Stille Hilfen
„Nur wir Journalisten selbst können etwas ändern. Und dafür müssen wir ehrlich arbeiten. Wenn nur einer die Wahrheit schreibt, kann er getötet werden. Wenn aber Tausende das tun, dann nicht. Man kann nicht alle Journalisten vernichten.“
Jedes Mal wenn wir von dem Verein ‚Journalisten helfen Journalisten’ eine Nachricht von der Ermordung, der Mißhandlung, der Verhaftung eines Journalisten, von gegen ihn ausgesprochene Todesdrohungen und mehrjährige Haftstrafen erfahren, erinnern wir uns an diese trotzig-ermutigenden Sätze der russischen Journalistin Olga Kitowa angesichts des Todes ihrer Kollegin und Freundin Anna Politkowskaja.
„Man kann nicht alle Journalisten vernichten“ – man kann aber auch nicht allen Journalisten helfen, von deren oft existenzieller Not man erfährt. „Mit einem Löffel kann man das Meer nicht ausschöpfen“, schrieb uns einmal der während der Milosevic’-Jahre im Exil lebende serbische Schriftsteller und Journalist Dragan Velikic’. „Aber auch das, was man geschöpft hat, ist das Meer.“ Ich glaube, dass auch die zwischenmenschliche Solidarität nach diesem Prinzip funktioniert.

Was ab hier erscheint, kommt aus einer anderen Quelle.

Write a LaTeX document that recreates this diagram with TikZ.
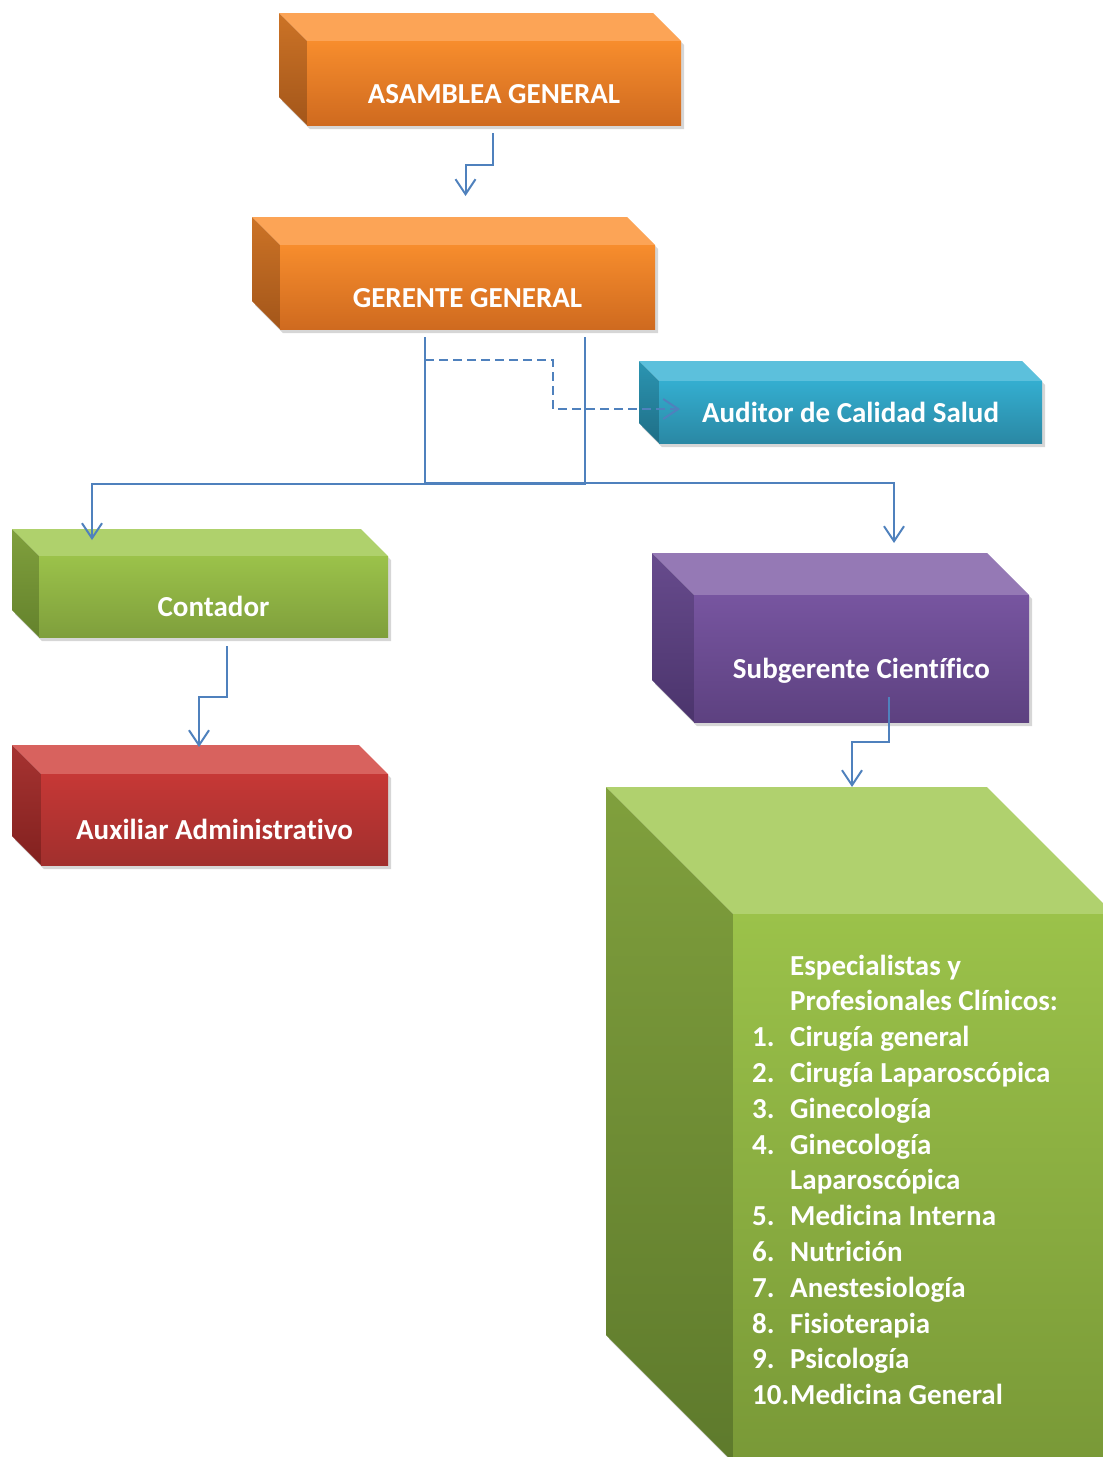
\documentclass[tikz,border=0pt]{standalone}
\usepackage{fontspec}
\setmainfont{Carlito}[Ligatures=NoCommon]
\usetikzlibrary{calc,arrows.meta,fit}
\definecolor{linkblue}{HTML}{4F81BD}
% orange
\definecolor{orT}{HTML}{FCA456}\definecolor{orF1}{HTML}{F78D2D}\definecolor{orF2}{HTML}{CF6A1F}
\definecolor{orS1}{HTML}{CC7326}\definecolor{orS2}{HTML}{A3561A}
% blue
\definecolor{blT}{HTML}{5CC0DC}\definecolor{blF1}{HTML}{34AED0}\definecolor{blF2}{HTML}{2A88A4}
\definecolor{blS1}{HTML}{2B95B2}\definecolor{blS2}{HTML}{1F6E86}
% green
\definecolor{grT}{HTML}{AFD16C}\definecolor{grF1}{HTML}{9BC24A}\definecolor{grF2}{HTML}{7F9F3C}
\definecolor{grS1}{HTML}{80A03D}\definecolor{grS2}{HTML}{64822C}
% red
\definecolor{rdT}{HTML}{D8625E}\definecolor{rdF1}{HTML}{C63836}\definecolor{rdF2}{HTML}{A12F2D}
\definecolor{rdS1}{HTML}{A63331}\definecolor{rdS2}{HTML}{82211F}
% purple
\definecolor{puT}{HTML}{9579B5}\definecolor{puF1}{HTML}{7755A0}\definecolor{puF2}{HTML}{5D4180}
\definecolor{puS1}{HTML}{674B8D}\definecolor{puS2}{HTML}{4B346C}
% big green
\definecolor{bgT}{HTML}{B0D16E}\definecolor{bgF1}{HTML}{9BC24A}\definecolor{bgF2}{HTML}{799937}
\definecolor{bgS1}{HTML}{80A03D}\definecolor{bgS2}{HTML}{5E7A2C}
\tikzset{
  conn/.style={draw=linkblue, line width=2pt, -{Straight Barb[length=15pt,width=20pt,line width=2pt]}},
  dconn/.style={conn, dash pattern=on 9pt off 5pt},
  lbl/.style={text=white, font=\bfseries\fontsize{29pt}{34pt}\selectfont, inner sep=0pt, anchor=base},
  face/.style={inner sep=0pt, outer sep=0pt},
}
% #1 name, #2 x1, #3 y1, #4 x2, #5 y2 (front face), #6 depth, #7 colour prefix
\newcommand\cubebox[7]{%
  \fill[black,opacity=.16] (#2-#6+3,#3-#6+4) -- (#4-#6+3,#3-#6+4) -- (#4+3,#3+4) -- (#4+3,#5+4) -- (#2+3,#5+4) -- (#2-#6+3,#5-#6+4) -- cycle;
  \fill[#7T] (#2-#6,#3-#6) -- (#4-#6,#3-#6) -- (#4,#3) -- (#2,#3) -- cycle;
  \shade[top color=#7S1,bottom color=#7S2] (#2-#6,#3-#6) -- (#2,#3) -- (#2,#5) -- (#2-#6,#5-#6) -- cycle;
  \shade[top color=#7F1,bottom color=#7F2] (#2,#3) rectangle (#4,#5);
  \path (#2,#3) coordinate (#1-nw) (#4,#5) coordinate (#1-se);
  \node[face, fit=(#1-nw)(#1-se)] (#1) {};
}
\begin{document}
\begin{tikzpicture}[x=1pt,y=-1pt]
\useasboundingbox (0,0) rectangle (1103,1457);
\clip (0,0) rectangle (1103,1457);

\cubebox{asm}{307}{41}{681}{125}{28}{or}
\cubebox{ger}{280}{245}{655}{329}{28}{or}
\cubebox{aud}{659}{381}{1042}{443}{20}{bl}
\cubebox{con}{39}{556}{388}{637}{27}{gr}
\cubebox{aux}{41}{774}{388}{865}{29}{rd}
\cubebox{sub}{694}{595}{1029}{722}{42}{pu}
\cubebox{big}{733}{914}{1114}{1462}{127}{bg}

\node[lbl] (asmT) at ($(asm.south)+(0,-22)$) {ASAMBLEA GENERAL};
\node[lbl] (gerT) at ($(ger.south)+(0,-22)$) {GERENTE GENERAL};
\node[lbl] (audT) at ($(aud.south)+(0,-21)$) {Auditor de Calidad Salud};
\node[lbl] (conT) at ($(con.south)+(0,-21)$) {Contador};
\node[lbl] (auxT) at ($(aux.south)+(0,-26)$) {Auxiliar Administrativo};
\node[lbl] (subT) at ($(sub.south)+(0,-44)$) {Subgerente Científico};

\node[text=white, inner sep=0pt, anchor=base west, text width=340pt, align=flush left,
      font=\bfseries\fontsize{29pt}{35.8pt}\selectfont] (bigT) at (752,975) {%
\hspace*{38pt}Especialistas y\\
\hspace*{38pt}Profesionales Clínicos:\\
\makebox[38pt][l]{1.}Cirugía general\\
\makebox[38pt][l]{2.}Cirugía Laparoscópica\\
\makebox[38pt][l]{3.}Ginecología\\
\makebox[38pt][l]{4.}Ginecología\\
\hspace*{38pt}Laparoscópica\\
\makebox[38pt][l]{5.}Medicina Interna\\
\makebox[38pt][l]{6.}Nutrición\\
\makebox[38pt][l]{7.}Anestesiología\\
\makebox[38pt][l]{8.}Fisioterapia\\
\makebox[38pt][l]{9.}Psicología\\
\makebox[38pt][l]{10.}Medicina General};

% connectors
\draw[conn] ($(asm.south)+(-1,8)$) -- ++(0,32) -| ($(ger.north)+(-2,-49)$);
\draw[conn] ($(ger.south)+(117.5,8)$) -- ++(0,147) -| ($(con.north)+(-121.5,-16)$);
\draw[conn] ($(ger.south)+(-42.5,8)$) -- ++(0,146) -| ($(sub.north)+(32.5,-52)$);
\draw[dconn] ($(ger.south)+(-42.5,31)$) -| ++(128,49) -- ($(aud.west)+(21,-3)$);
\draw[conn] ($(con.south)+(13.5,9)$) -- ++(0,51) -| ($(aux.north)+(-15.5,-27)$);
\draw[conn] ($(sub.south)+(27,-25)$) -- ++(0,45) -| ($(big.north)+(-71.5,-127)$);
\end{tikzpicture}
\end{document}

Es wird auf dieser Welt immer Ungerechtigkeiten und Verbrechen geben, aber es ist sehr wichtig, dass die Hand, die mit dem Löffel das Meer schöpft, nicht aufgibt.“
Die Bekenntnisse von Olga Kitowa und Dragan Velikic’ sind wichtige moralische und wenn man will, auch berufsethische Orientierungen bei einer Arbeit, die im Alltag sehr viel nüchterner, pragmatischer, selbstverständlicher abläuft. Man muß Hilfsgelder sammeln und auf vertrauensvollen Wegen weiterleiten, solidarische Netze knüpfen, die Öffentlichkeit über die Dramatik einzelner Notfälle informieren.
Seit der Gründung des Vereins ‚Journalisten helfen Journalisten“ im Jahre 1993 gab und gibt es eine Reihe von Sponsoren und Spendern – darunter auch eine Reihe von journalistischen ‚Promis’ – die in dringenden Notfällen immer für Hilfen ansprechbar sind. Unter den Verbänden kann man sich bei diesen Hilfsaktionen immer ganz besonders auf den „Bayerischen Journalistenverband“, vor allem auf dessen langjährige Geschäftsführerin Frauke Ancker verlassen. Ihre jetzige Pensionierung ist für JhJ ein Anlaß, sich für diese vorbildliche Kooperation einmal zu bedanken. Der amerikanische Schauspieler Dan Futterman, der in dem Film „Der mutige Weg“ die Rolle des ermordeten Journalisten Dany Pearl spielt, hat einmal in einem Gespräch die Ideale einer kritischen, unabhängigen Medienberichterstattung sehr gut beschrieben: „Es ist natürlich besonders tragisch, wenn Journalisten getötet werden oder sogar bewußt ins Visier genommen werden. Doch ist dieser Berufsstand der Garant dafür, daß all die Geschichten erzählt werden, die sonst unbekannt bleiben würden. Es wäre doch schlimm, wenn wir uns nur auf das verlassen müßten, was uns unsere Regierung erzählt.“ Die große Mehrheit der Kolleginnen und Kollegen, die bei uns ihren Beruf ausübt, muß – Gott sei Dank – nicht unter den dramatischen Umständen arbeiten, von denen eine Verein wie JhJ fast täglich erfährt. Aber vielleicht ist es gerade deshalb wichtig, daß die Hand, die mit dem Löffel das Meer schöpft, nicht aufgibt.